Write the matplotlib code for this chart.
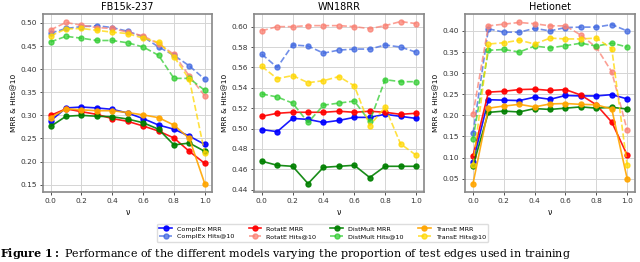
import numpy as np
import matplotlib.pyplot as plt

# proportion nu
nu = [0.0, 0.1, 0.2, 0.3, 0.4, 0.5, 0.6, 0.7, 0.8, 0.9, 1.0]

datasets = ['FB15k-237', 'WN18RR', 'Hetionet']

# FB15k-237
fb_complex_mrr = [0.288, 0.316, 0.318, 0.316, 0.313, 0.305, 0.293, 0.279, 0.270, 0.255, 0.237]
fb_complex_hits = [0.478, 0.488, 0.492, 0.494, 0.490, 0.482, 0.470, 0.448, 0.430, 0.407, 0.378]
fb_rotate_mrr = [0.300, 0.314, 0.308, 0.302, 0.293, 0.287, 0.277, 0.266, 0.251, 0.222, 0.196]
fb_rotate_hits = [0.485, 0.501, 0.495, 0.490, 0.488, 0.480, 0.472, 0.455, 0.432, 0.385, 0.342]
fb_distmult_mrr = [0.276, 0.298, 0.300, 0.298, 0.297, 0.292, 0.284, 0.270, 0.236, 0.240, 0.222]
fb_distmult_hits = [0.459, 0.471, 0.467, 0.462, 0.462, 0.457, 0.448, 0.430, 0.380, 0.380, 0.354]
fb_transe_mrr = [0.295, 0.314, 0.312, 0.310, 0.310, 0.306, 0.301, 0.295, 0.279, 0.250, 0.152]
fb_transe_hits = [0.472, 0.487, 0.488, 0.484, 0.480, 0.477, 0.467, 0.458, 0.427, 0.378, 0.218]

# WN18RR (TransE MRR is below the shown range)
wn_complex_mrr = [0.499, 0.497, 0.510, 0.509, 0.506, 0.508, 0.511, 0.511, 0.514, 0.512, 0.510]
wn_complex_hits = [0.573, 0.560, 0.582, 0.581, 0.574, 0.577, 0.578, 0.578, 0.582, 0.580, 0.575]
wn_rotate_mrr = [0.512, 0.515, 0.516, 0.516, 0.516, 0.517, 0.516, 0.517, 0.516, 0.514, 0.515]
wn_rotate_hits = [0.596, 0.600, 0.600, 0.601, 0.601, 0.601, 0.600, 0.598, 0.601, 0.605, 0.603]
wn_distmult_mrr = [0.468, 0.464, 0.463, 0.446, 0.462, 0.463, 0.464, 0.452, 0.463, 0.463, 0.463]
wn_distmult_hits = [0.534, 0.531, 0.525, 0.506, 0.523, 0.525, 0.527, 0.507, 0.548, 0.546, 0.546]
wn_transe_mrr = None
wn_transe_hits = [0.561, 0.549, 0.552, 0.545, 0.547, 0.551, 0.542, 0.503, 0.521, 0.485, 0.474]

# Hetionet
he_complex_mrr = [0.090, 0.237, 0.236, 0.235, 0.243, 0.238, 0.247, 0.246, 0.246, 0.249, 0.239]
he_complex_hits = [0.157, 0.405, 0.397, 0.397, 0.406, 0.400, 0.408, 0.409, 0.409, 0.415, 0.400]
he_rotate_mrr = [0.104, 0.255, 0.257, 0.261, 0.262, 0.259, 0.261, 0.248, 0.225, 0.184, 0.106]
he_rotate_hits = [0.203, 0.412, 0.416, 0.420, 0.417, 0.412, 0.412, 0.390, 0.361, 0.303, 0.165]
he_distmult_mrr = [0.080, 0.207, 0.210, 0.208, 0.216, 0.214, 0.217, 0.220, 0.217, 0.219, 0.215]
he_distmult_hits = [0.145, 0.354, 0.356, 0.350, 0.364, 0.360, 0.365, 0.371, 0.364, 0.371, 0.362]
he_transe_mrr = [0.038, 0.217, 0.222, 0.226, 0.220, 0.227, 0.228, 0.226, 0.225, 0.215, 0.050]
he_transe_hits = [0.083, 0.369, 0.372, 0.378, 0.369, 0.383, 0.381, 0.381, 0.383, 0.358, 0.082]

series_names = ['ComplEx MRR', 'ComplEx Hits@10', 'RotatE MRR', 'RotatE Hits@10',
                'DistMult MRR', 'DistMult Hits@10', 'TransE MRR', 'TransE Hits@10']
colors = ['blue', 'royalblue', 'red', 'salmon', 'green', 'limegreen', 'orange', 'gold']

all_data = [
    [fb_complex_mrr, fb_complex_hits, fb_rotate_mrr, fb_rotate_hits,
     fb_distmult_mrr, fb_distmult_hits, fb_transe_mrr, fb_transe_hits],
    [wn_complex_mrr, wn_complex_hits, wn_rotate_mrr, wn_rotate_hits,
     wn_distmult_mrr, wn_distmult_hits, wn_transe_mrr, wn_transe_hits],
    [he_complex_mrr, he_complex_hits, he_rotate_mrr, he_rotate_hits,
     he_distmult_mrr, he_distmult_hits, he_transe_mrr, he_transe_hits],
]

yticks = [np.arange(0.15, 0.51, 0.05), np.arange(0.44, 0.61, 0.02), np.arange(0.05, 0.41, 0.05)]

plt.rcParams['mathtext.fontset'] = 'dejavuserif'

fig = plt.figure(figsize=(6.4, 2.62), dpi=100)
lefts = [0.067, 0.397, 0.727]
axes = [fig.add_axes([l, 0.268, 0.265, 0.677]) for l in lefts]

handles = {}
for ax, name, data, yt in zip(axes, datasets, all_data, yticks):
    for lab, c, vals in zip(series_names, colors, data):
        if vals is None:
            continue
        hits = 'Hits' in lab
        h, = ax.plot(nu, vals, color=c, marker='o', markersize=3.6,
                     linestyle='--' if hits else '-', linewidth=1.2,
                     alpha=0.75 if hits else 0.9, label=lab)
        handles[lab] = h
    ax.set_title(name, fontsize=7, pad=3)
    ax.set_xlabel('ν', fontsize=5.5, labelpad=3)
    ax.set_ylabel('MRR & Hits@10', fontsize=5.3, labelpad=2)
    ax.set_xticks([0.0, 0.2, 0.4, 0.6, 0.8, 1.0])
    ax.set_yticks(yt)
    ax.yaxis.set_major_formatter(plt.FormatStrFormatter('%.2f'))
    ax.tick_params(labelsize=5.3, length=2.5, width=0.6, pad=2, colors='#333333')
    ax.grid(True, color='#d5d5d5', linewidth=0.7)
    for s in ax.spines.values():
        s.set_color('#888888')
        s.set_linewidth(1.2)

axes[1].set_ylim(0.438, 0.612)

fig.legend([handles[n] for n in series_names], series_names, loc='center',
           bbox_to_anchor=(0.504, 0.112), ncol=4, fontsize=4.6, frameon=True,
           handlelength=2.0, columnspacing=2.2, labelspacing=0.35,
           borderpad=0.4, edgecolor='#dddddd', framealpha=1)

fig.text(0.0, 0.004, r'$\mathbf{Figure\ 1:}$ Performance of the different models varying the proportion of test edges used in training',
         fontsize=8, family='serif', va='bottom')

fig.savefig('out.png', dpi=100)
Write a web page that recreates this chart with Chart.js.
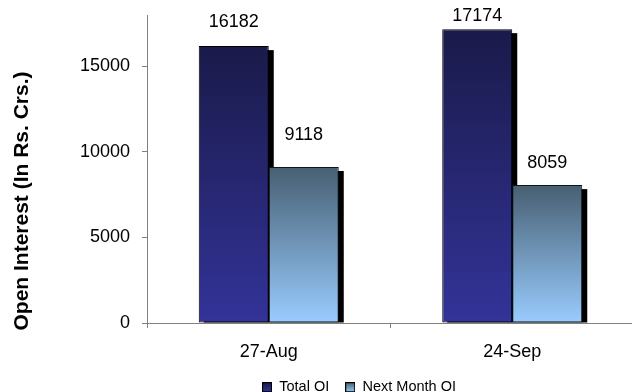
<!DOCTYPE html>
<html>
<head>
<meta charset="utf-8">
<script src="https://cdn.jsdelivr.net/npm/chart.js@4/dist/chart.umd.min.js"></script>
<style>
  html, body { margin: 0; padding: 0; background: #fff; overflow: hidden; }
  #wrap { width: 640px; height: 392px; position: relative; }
</style>
</head>
<body>
<div id="wrap"><canvas id="oi"></canvas></div>
<script>
// Expiry dates and open interest (Rs. crore)
const categories = ['27-Aug', '24-Sep'];
const totalOI = [16182, 17174];
const nextMonthOI = [9118, 8059];
const seriesNames = ['Total OI', 'Next Month OI'];
const yTicks = [0, 5000, 10000, 15000];
const yMax = 18000;

const FONT = "'Liberation Sans', Arial, sans-serif";
const AXIS_GREY = '#808080';

// Top and bottom colours of each series' vertical gradient
const shades = [
  { top: '#1a1a4a', bottom: '#333399' },
  { top: '#475f72', bottom: '#99ccff' }
];

function barFill(shade) {
  return (c) => {
    const chart = c.chart;
    const area = chart.chartArea;
    if (!area || c.type !== 'data') return shade.bottom;
    const y = chart.scales.y;
    const top = y.getPixelForValue(c.raw);
    const base = y.getPixelForValue(0);
    const g = chart.ctx.createLinearGradient(0, top, 0, base);
    g.addColorStop(0, shade.top);
    g.addColorStop(1, shade.bottom);
    return g;
  };
}

// Small gradient squares used as legend markers
function swatch(shade) {
  const s = 10;
  const cv = document.createElement('canvas');
  cv.width = s; cv.height = s;
  const x = cv.getContext('2d');
  const g = x.createLinearGradient(0, 0, 0, s);
  g.addColorStop(0, shade.top);
  g.addColorStop(1, shade.bottom);
  x.fillStyle = g;
  x.fillRect(0, 0, s, s);
  x.strokeStyle = '#000';
  x.lineWidth = 1;
  x.strokeRect(0.5, 0.5, s - 1, s - 1);
  return cv;
}
const swatches = shades.map(swatch);

// Solid drop shadow behind each bar, offset right and down
const barShadow = {
  id: 'barShadow',
  beforeDatasetsDraw(chart, args, opts) {
    const ctx = chart.ctx;
    ctx.save();
    ctx.fillStyle = '#000';
    chart.data.datasets.forEach((ds, i) => {
      chart.getDatasetMeta(i).data.forEach((bar) => {
        const p = bar.getProps(['x', 'y', 'base', 'width'], true);
        const left = p.x - p.width / 2 + opts.dx;
        const top = p.y + opts.dy;
        ctx.fillRect(left, top, p.width, p.base - top);
      });
    });
    ctx.restore();
  }
};

// Value labels above the bars
const valueLabels = {
  id: 'valueLabels',
  afterDatasetsDraw(chart, args, opts) {
    const ctx = chart.ctx;
    ctx.save();
    ctx.font = opts.font;
    ctx.fillStyle = '#000';
    ctx.textAlign = 'center';
    ctx.textBaseline = 'middle';
    chart.data.datasets.forEach((ds, i) => {
      chart.getDatasetMeta(i).data.forEach((bar, j) => {
        const p = bar.getProps(['x', 'y'], true);
        ctx.fillText(String(ds.data[j]), p.x, p.y - opts.lift[i][j]);
      });
    });
    ctx.restore();
  }
};

// Rotated title for the value axis
const sideTitle = {
  id: 'sideTitle',
  afterDraw(chart, args, opts) {
    const ctx = chart.ctx;
    ctx.save();
    ctx.translate(opts.x, opts.y);
    ctx.rotate(-Math.PI / 2);
    ctx.font = opts.font;
    ctx.fillStyle = '#000';
    ctx.textAlign = 'center';
    ctx.textBaseline = 'middle';
    ctx.fillText(opts.text, 0, 0);
    ctx.restore();
  }
};

// Moves the legend sideways after layout
const legendShift = {
  id: 'legendShift',
  afterLayout(chart, args, opts) {
    if (chart.legend) {
      chart.legend.left += opts.dx;
      chart.legend.right += opts.dx;
    }
  }
};

new Chart(document.getElementById('oi'), {
  type: 'bar',
  data: {
    labels: categories,
    datasets: [
      {
        label: seriesNames[0],
        data: totalOI,
        backgroundColor: barFill(shades[0]),
        borderColor: '#000',
        borderWidth: 1,
        borderSkipped: false
      },
      {
        label: seriesNames[1],
        data: nextMonthOI,
        backgroundColor: barFill(shades[1]),
        borderColor: '#0c141c',
        borderWidth: 1,
        borderSkipped: false
      }
    ]
  },
  options: {
    responsive: true,
    maintainAspectRatio: false,
    animation: false,
    layout: { padding: { top: 15, right: 6, left: 0, bottom: 0 } },
    datasets: {
      bar: { categoryPercentage: 0.575, barPercentage: 1.0 }
    },
    scales: {
      x: {
        grid: { display: true, offset: true, drawOnChartArea: false, drawTicks: true, tickLength: 5, color: AXIS_GREY },
        border: { display: true, color: AXIS_GREY, width: 1 },
        ticks: { color: '#000', font: { family: FONT, size: 18 }, padding: 13, maxRotation: 0 },
        afterFit(scale) { scale.height = 41; }
      },
      y: {
        min: 0,
        max: yMax,
        afterBuildTicks(scale) { scale.ticks = yTicks.map(v => ({ value: v })); },
        grid: { display: true, drawOnChartArea: false, drawTicks: true, tickLength: 5, color: AXIS_GREY },
        border: { display: true, color: AXIS_GREY, width: 1 },
        ticks: { color: '#000', font: { family: FONT, size: 18 }, padding: 12, callback: (v) => String(v) },
        afterFit(scale) {
          scale.width = 147;
          scale.paddingTop = 0;
          scale.paddingBottom = 0;
        }
      }
    },
    plugins: {
      legend: {
        position: 'bottom',
        maxHeight: 28,
        labels: {
          usePointStyle: true,
          boxWidth: 10,
          boxHeight: 10,
          padding: 16,
          color: '#000',
          font: { family: FONT, size: 14.5 },
          generateLabels: (chart) => chart.data.datasets.map((ds, i) => ({
            text: ds.label,
            pointStyle: swatches[i],
            datasetIndex: i,
            hidden: false,
            lineWidth: 0,
            fillStyle: 'transparent',
            strokeStyle: 'transparent'
          }))
        }
      },
      tooltip: { enabled: false },
      barShadow: { dx: 5, dy: 4 },
      valueLabels: { font: "18px " + FONT, lift: [[24, 13], [32, 22]] },
      sideTitle: { text: 'Open Interest (In Rs. Crs.)', font: "bold 21px " + FONT, x: 22, y: 201 },
      legendShift: { dx: 42 }
    }
  },
  plugins: [barShadow, valueLabels, sideTitle, legendShift]
});
</script>
</body>
</html>
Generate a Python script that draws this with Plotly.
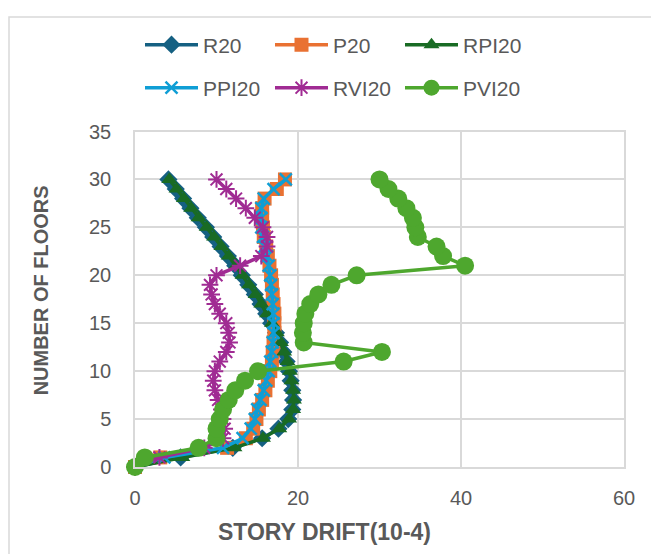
import plotly.graph_objects as go

floors = list(range(0, 31))

R20 = [0, 5.6, 12.0, 15.6, 17.6, 18.8, 19.3, 19.4, 19.3, 19.1, 18.9, 18.6, 18.2, 17.8, 17.3, 16.7,
       16.1, 15.4, 14.7, 13.9, 13.1, 12.3, 11.4, 10.5, 9.6, 8.7, 7.7, 6.8, 5.9, 5.0, 4.1]
P20 = [0, 3.1, 11.3, 13.6, 14.5, 14.9, 15.2, 15.6, 16.0, 16.3, 16.6, 16.8, 16.9, 17.0, 17.1, 17.1,
       17.1, 17.0, 16.9, 16.8, 16.7, 16.5, 16.3, 16.1, 15.8, 15.7, 15.6, 15.6, 15.9, 17.4, 18.4]
RPI20 = [0, 5.8, 12.2, 15.7, 17.7, 18.9, 19.4, 19.5, 19.4, 19.2, 19.0, 18.7, 18.3, 17.9, 17.4, 16.8,
         16.2, 15.5, 14.8, 14.0, 13.2, 12.4, 11.5, 10.6, 9.7, 8.8, 7.8, 6.9, 6.0, 5.1, 4.2]
PPI20 = [0, 3.6, 10.8, 13.2, 14.2, 14.7, 15.0, 15.4, 15.8, 16.1, 16.4, 16.6, 16.8, 16.9, 17.0, 17.0,
         17.0, 16.9, 16.8, 16.7, 16.6, 16.4, 16.2, 15.9, 15.7, 15.5, 15.5, 15.5, 15.8, 17.0, 18.5]
RVI20 = [0, 3.0, 8.5, 10.8, 11.0, 10.8, 10.6, 10.2, 9.8, 9.6, 9.8, 10.4, 11.2, 11.6, 11.5, 11.2,
         10.4, 9.8, 9.4, 9.2, 10.0, 12.9, 15.5, 16.2, 16.2, 15.7, 14.7, 13.6, 12.4, 11.2, 10.0]
PVI20 = [0, 1.2, 7.8, 10.0, 10.0, 10.4, 10.8, 11.5, 12.3, 13.5, 15.1, 25.6, 30.3, 20.7, 20.6, 20.7,
         20.9, 21.5, 22.5, 24.1, 27.2, 40.5, 37.8, 37.0, 34.7, 34.4, 34.1, 33.3, 32.3, 31.1, 30.0]

x_ticks = [0, 20, 40, 60]
y_ticks = [0, 5, 10, 15, 20, 25, 30, 35]

GRID = "#d9d9d9"
TXT = "#595959"
FONT = "Liberation Sans"

series = [
    ("R20", R20, "#156082", dict(symbol="diamond", size=14), "legend"),
    ("P20", P20, "#E97132", dict(symbol="square", size=14), "legend"),
    ("RPI20", RPI20, "#196B24", dict(symbol="triangle-up", size=14), "legend"),
    ("PPI20", PPI20, "#0F9ED5", dict(symbol="x-thin", size=12, line=dict(width=2.5, color="#0F9ED5")), "legend2"),
    ("RVI20", RVI20, "#A02B93", dict(symbol="asterisk", size=14, line=dict(width=2, color="#A02B93")), "legend2"),
    ("PVI20", PVI20, "#4EA72E", dict(symbol="circle", size=18), "legend2"),
]

fig = go.Figure()
for name, vals, color, mk, lg in series:
    marker = dict(color=color)
    marker.update(mk)
    fig.add_trace(go.Scatter(
        x=vals, y=floors, name=name, mode="lines+markers",
        line=dict(color=color, width=3.5), marker=marker,
        cliponaxis=False, legend=lg,
    ))

W, H = 651, 554
L, R, T, B = 135, 27, 127, 87
pw, ph = W - L - R, H - T - B

def px_to_paper_x(px):
    return (px - L) / pw

def px_to_paper_y(py):
    return (H - B - py) / ph

legend_common = dict(
    orientation="h", xref="container", yref="container", xanchor="left", yanchor="middle",
    font=dict(family=FONT, size=21, color=TXT), itemwidth=53, entrywidth=62,
    bgcolor="rgba(0,0,0,0)", tracegroupgap=0, itemclick=False,
)

fig.update_layout(
    width=W, height=H,
    margin=dict(l=L, r=R, t=T, b=B),
    paper_bgcolor="white", plot_bgcolor="white",
    font=dict(family=FONT, color=TXT),
    legend=dict(legend_common, x=140 / W, y=1 - 45 / H),
    legend2=dict(legend_common, x=140 / W, y=1 - 88 / H),
    xaxis=dict(range=[0, 60], tickvals=x_ticks, showgrid=True, gridcolor=GRID, gridwidth=1.5,
               zeroline=False, showline=True, linecolor=GRID, linewidth=1.5, mirror=True,
               tickfont=dict(family=FONT, size=20, color=TXT), ticks="", ticklabelstandoff=12),
    yaxis=dict(range=[0, 35], tickvals=y_ticks, showgrid=True, gridcolor=GRID, gridwidth=1.5,
               zeroline=False, showline=True, linecolor=GRID, linewidth=1.5, mirror=True,
               tickfont=dict(family=FONT, size=20, color=TXT), ticks="", ticklabelstandoff=18),
    annotations=[
        dict(text="<b>STORY DRIFT(10-4)</b>", xref="paper", yref="paper",
             x=px_to_paper_x(324), y=px_to_paper_y(533), showarrow=False,
             xanchor="center", yanchor="middle", font=dict(family=FONT, size=23, color=TXT)),
        dict(text="<b>NUMBER OF FLOORS</b>", xref="paper", yref="paper",
             x=px_to_paper_x(41), y=px_to_paper_y(288), showarrow=False, textangle=-90,
             xanchor="center", yanchor="middle", font=dict(family=FONT, size=20, color=TXT)),
    ],
    shapes=[
        dict(type="rect", xref="paper", yref="paper",
             x0=px_to_paper_x(9), x1=px_to_paper_x(700),
             y0=px_to_paper_y(700), y1=px_to_paper_y(11),
             line=dict(color=GRID, width=1.5), layer="below"),
    ],
)

fig.write_html("out.html")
+-------+
Extract, word for word, each line from the top of the data down to and including the line with "0.521, 0.485, 0.474]"; skip the pictures.

Write the matplotlib code for this chart.
import numpy as np
import matplotlib.pyplot as plt

# proportion nu
nu = [0.0, 0.1, 0.2, 0.3, 0.4, 0.5, 0.6, 0.7, 0.8, 0.9, 1.0]

datasets = ['FB15k-237', 'WN18RR', 'Hetionet']

# FB15k-237
fb_complex_mrr = [0.288, 0.316, 0.318, 0.316, 0.313, 0.305, 0.293, 0.279, 0.270, 0.255, 0.237]
fb_complex_hits = [0.478, 0.488, 0.492, 0.494, 0.490, 0.482, 0.470, 0.448, 0.430, 0.407, 0.378]
fb_rotate_mrr = [0.300, 0.314, 0.308, 0.302, 0.293, 0.287, 0.277, 0.266, 0.251, 0.222, 0.196]
fb_rotate_hits = [0.485, 0.501, 0.495, 0.490, 0.488, 0.480, 0.472, 0.455, 0.432, 0.385, 0.342]
fb_distmult_mrr = [0.276, 0.298, 0.300, 0.298, 0.297, 0.292, 0.284, 0.270, 0.236, 0.240, 0.222]
fb_distmult_hits = [0.459, 0.471, 0.467, 0.462, 0.462, 0.457, 0.448, 0.430, 0.380, 0.380, 0.354]
fb_transe_mrr = [0.295, 0.314, 0.312, 0.310, 0.310, 0.306, 0.301, 0.295, 0.279, 0.250, 0.152]
fb_transe_hits = [0.472, 0.487, 0.488, 0.484, 0.480, 0.477, 0.467, 0.458, 0.427, 0.378, 0.218]

# WN18RR (TransE MRR is below the shown range)
wn_complex_mrr = [0.499, 0.497, 0.510, 0.509, 0.506, 0.508, 0.511, 0.511, 0.514, 0.512, 0.510]
wn_complex_hits = [0.573, 0.560, 0.582, 0.581, 0.574, 0.577, 0.578, 0.578, 0.582, 0.580, 0.575]
wn_rotate_mrr = [0.512, 0.515, 0.516, 0.516, 0.516, 0.517, 0.516, 0.517, 0.516, 0.514, 0.515]
wn_rotate_hits = [0.596, 0.600, 0.600, 0.601, 0.601, 0.601, 0.600, 0.598, 0.601, 0.605, 0.603]
wn_distmult_mrr = [0.468, 0.464, 0.463, 0.446, 0.462, 0.463, 0.464, 0.452, 0.463, 0.463, 0.463]
wn_distmult_hits = [0.534, 0.531, 0.525, 0.506, 0.523, 0.525, 0.527, 0.507, 0.548, 0.546, 0.546]
wn_transe_mrr = None
wn_transe_hits = [0.561, 0.549, 0.552, 0.545, 0.547, 0.551, 0.542, 0.503, 0.521, 0.485, 0.474]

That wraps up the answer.